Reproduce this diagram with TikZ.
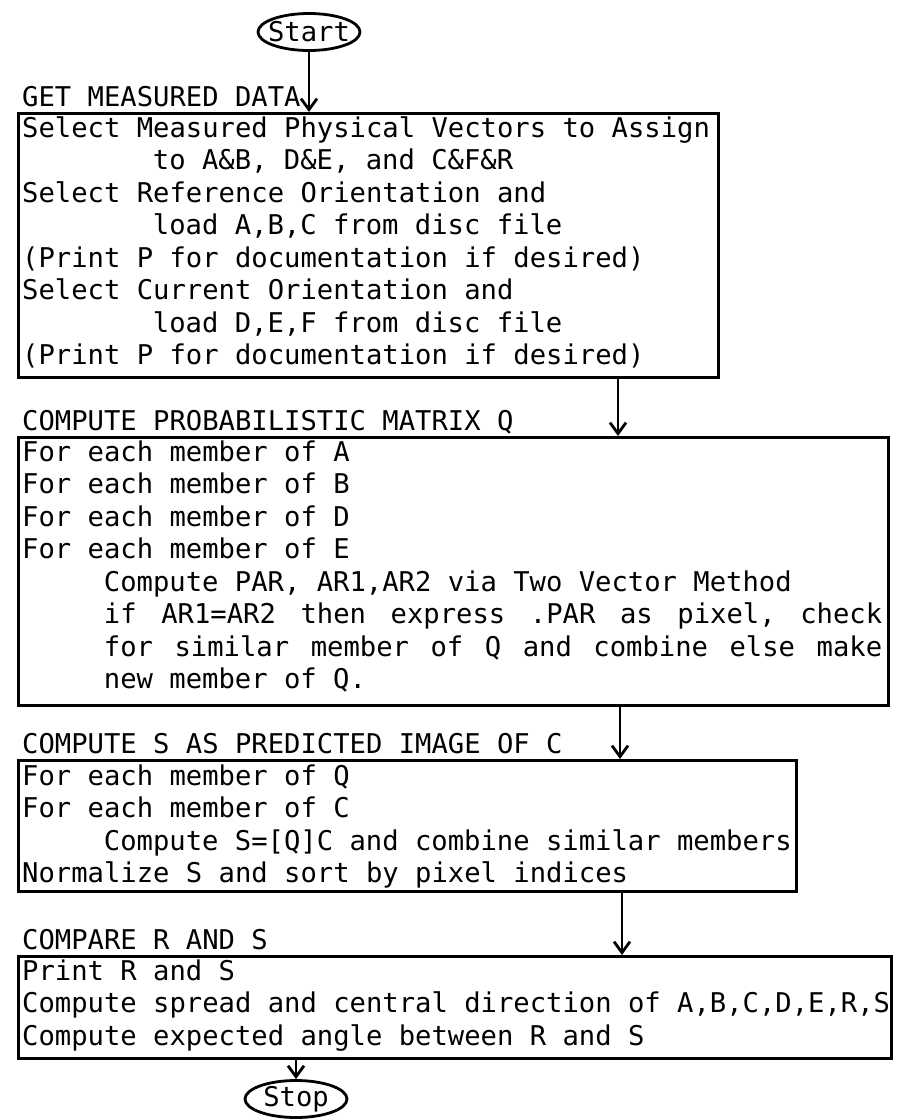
\documentclass[tikz,border=0pt]{standalone}
\usepackage{fontspec}
\setmonofont{DejaVu Sans Mono}
\usetikzlibrary{arrows.meta,shapes.geometric}
\newlength{\cw}\setlength{\cw}{16.35pt}
\newcommand{\ind}[1]{\hspace*{#1\cw}}
\newcommand{\tw}{\ttfamily\fontsize{27.2pt}{32.5pt}\selectfont}
\newcommand{\tm}[1]{\makebox[30pt][c]{#1}}
\begin{document}
\begin{tikzpicture}[x=1pt,y=-1pt,
  box/.style={draw, line width=2.8pt, rectangle, inner sep=0pt, anchor=north west},
  txt/.style={font=\tw, align=left, inner sep=0pt, anchor=base west},
  lbl/.style={font=\tw, inner sep=0pt, anchor=base west},
  term/.style={draw, ellipse, line width=2.8pt, font=\tw, inner sep=0pt, minimum width=102pt, minimum height=37pt},
  arr/.style={line width=2.8pt, -{Straight Barb[length=11pt,width=16pt,line width=2.8pt]}}]
\useasboundingbox (0,0) rectangle (897,1120);

% terminals
\node[term] (start) at (309,32) {\tm{Start}};
\node[term] (stop) at (296,1099) {\tm{Stop}};

% labels
\node[lbl] (l1) at (22,106) {GET MEASURED DATA};
\node[lbl] (l2) at (22,430) {COMPUTE PROBABILISTIC MATRIX Q};
\node[lbl] (l3) at (22,753) {COMPUTE S AS PREDICTED IMAGE OF C};
\node[lbl] (l4) at (22,949) {COMPARE R AND S};

% boxes
\node[box, minimum width=700pt, minimum height=264pt] (b1) at (17,112) {};
\node[box, minimum width=870pt, minimum height=268pt] (b2) at (17,436) {};
\node[box, minimum width=778pt, minimum height=131pt] (b3) at (17,759) {};
\node[box, minimum width=873pt, minimum height=102pt] (b4) at (17,955) {};

% box texts (anchored at the baseline of their last line)
\node[txt] (t1) at (22,364.5) {Select Measured Physical Vectors to Assign\\
\ind{8}to A\&B, D\&E, and C\&F\&R\\
Select Reference Orientation and\\
\ind{8}load A,B,C from disc file\\
(Print P for documentation if desired)\\
Select Current Orientation and\\
\ind{8}load D,E,F from disc file\\
(Print P for documentation if desired)};

\node[txt] (t2) at (22,688.5) {For each member of A\\
For each member of B\\
For each member of D\\
For each member of E\\
\ind{5}Compute PAR, AR1,AR2 via Two Vector Method\\
\ind{5}\makebox[47.6\cw][s]{if\hfill AR1=AR2\hfill then\hfill express\hfill .PAR\hfill as\hfill pixel,\hfill check}\\
\ind{5}\makebox[47.6\cw][s]{for\hfill similar\hfill member\hfill of\hfill Q\hfill and\hfill combine\hfill else\hfill make}\\
\ind{5}new member of Q.};

\node[txt] (t3) at (22,882.5) {For each member of Q\\
For each member of C\\
\ind{5}Compute S=[Q]C and combine similar members\\
Normalize S and sort by pixel indices};

\node[txt] (t4) at (22,1045) {Print R and S\\
Compute spread and central direction of A,B,C,D,E,R,S\\
Compute expected angle between R and S};

% connectors
\coordinate (c2) at (618,0);
\coordinate (c3) at (620,0);
\coordinate (c4) at (622,0);
\draw[arr] (start.south) -- (start.south |- b1.north);
\draw[arr] (b1.south -| c2) -- (b2.north -| c2);
\draw[arr] (b2.south -| c3) -- (b3.north -| c3);
\draw[arr] (b3.south -| c4) -- (b4.north -| c4);
\draw[arr] (b4.south -| stop.north) -- (stop.north);
\end{tikzpicture}
\end{document}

# Task directions:
Return the listing above word for word, with the pictures removed.

# Correct result:
Reproduce this diagram with TikZ.
\documentclass[tikz,border=0pt]{standalone}
\usepackage{fontspec}
\setmonofont{DejaVu Sans Mono}
\usetikzlibrary{arrows.meta,shapes.geometric}
\newlength{\cw}\setlength{\cw}{16.35pt}
\newcommand{\ind}[1]{\hspace*{#1\cw}}
\newcommand{\tw}{\ttfamily\fontsize{27.2pt}{32.5pt}\selectfont}
\newcommand{\tm}[1]{\makebox[30pt][c]{#1}}
\begin{document}
\begin{tikzpicture}[x=1pt,y=-1pt,
  box/.style={draw, line width=2.8pt, rectangle, inner sep=0pt, anchor=north west},
  txt/.style={font=\tw, align=left, inner sep=0pt, anchor=base west},
  lbl/.style={font=\tw, inner sep=0pt, anchor=base west},
  term/.style={draw, ellipse, line width=2.8pt, font=\tw, inner sep=0pt, minimum width=102pt, minimum height=37pt},
  arr/.style={line width=2.8pt, -{Straight Barb[length=11pt,width=16pt,line width=2.8pt]}}]
\useasboundingbox (0,0) rectangle (897,1120);

% terminals
\node[term] (start) at (309,32) {\tm{Start}};
\node[term] (stop) at (296,1099) {\tm{Stop}};

% labels
\node[lbl] (l1) at (22,106) {GET MEASURED DATA};
\node[lbl] (l2) at (22,430) {COMPUTE PROBABILISTIC MATRIX Q};
\node[lbl] (l3) at (22,753) {COMPUTE S AS PREDICTED IMAGE OF C};
\node[lbl] (l4) at (22,949) {COMPARE R AND S};

% boxes
\node[box, minimum width=700pt, minimum height=264pt] (b1) at (17,112) {};
\node[box, minimum width=870pt, minimum height=268pt] (b2) at (17,436) {};
\node[box, minimum width=778pt, minimum height=131pt] (b3) at (17,759) {};
\node[box, minimum width=873pt, minimum height=102pt] (b4) at (17,955) {};

% box texts (anchored at the baseline of their last line)
\node[txt] (t1) at (22,364.5) {Select Measured Physical Vectors to Assign\\
\ind{8}to A\&B, D\&E, and C\&F\&R\\
Select Reference Orientation and\\
\ind{8}load A,B,C from disc file\\
(Print P for documentation if desired)\\
Select Current Orientation and\\
\ind{8}load D,E,F from disc file\\
(Print P for documentation if desired)};

\node[txt] (t2) at (22,688.5) {For each member of A\\
For each member of B\\
For each member of D\\
For each member of E\\
\ind{5}Compute PAR, AR1,AR2 via Two Vector Method\\
\ind{5}\makebox[47.6\cw][s]{if\hfill AR1=AR2\hfill then\hfill express\hfill .PAR\hfill as\hfill pixel,\hfill check}\\
\ind{5}\makebox[47.6\cw][s]{for\hfill similar\hfill member\hfill of\hfill Q\hfill and\hfill combine\hfill else\hfill make}\\
\ind{5}new member of Q.};

\node[txt] (t3) at (22,882.5) {For each member of Q\\
For each member of C\\
\ind{5}Compute S=[Q]C and combine similar members\\
Normalize S and sort by pixel indices};

\node[txt] (t4) at (22,1045) {Print R and S\\
Compute spread and central direction of A,B,C,D,E,R,S\\
Compute expected angle between R and S};

% connectors
\coordinate (c2) at (618,0);
\coordinate (c3) at (620,0);
\coordinate (c4) at (622,0);
\draw[arr] (start.south) -- (start.south |- b1.north);
\draw[arr] (b1.south -| c2) -- (b2.north -| c2);
\draw[arr] (b2.south -| c3) -- (b3.north -| c3);
\draw[arr] (b3.south -| c4) -- (b4.north -| c4);
\draw[arr] (b4.south -| stop.north) -- (stop.north);
\end{tikzpicture}
\end{document}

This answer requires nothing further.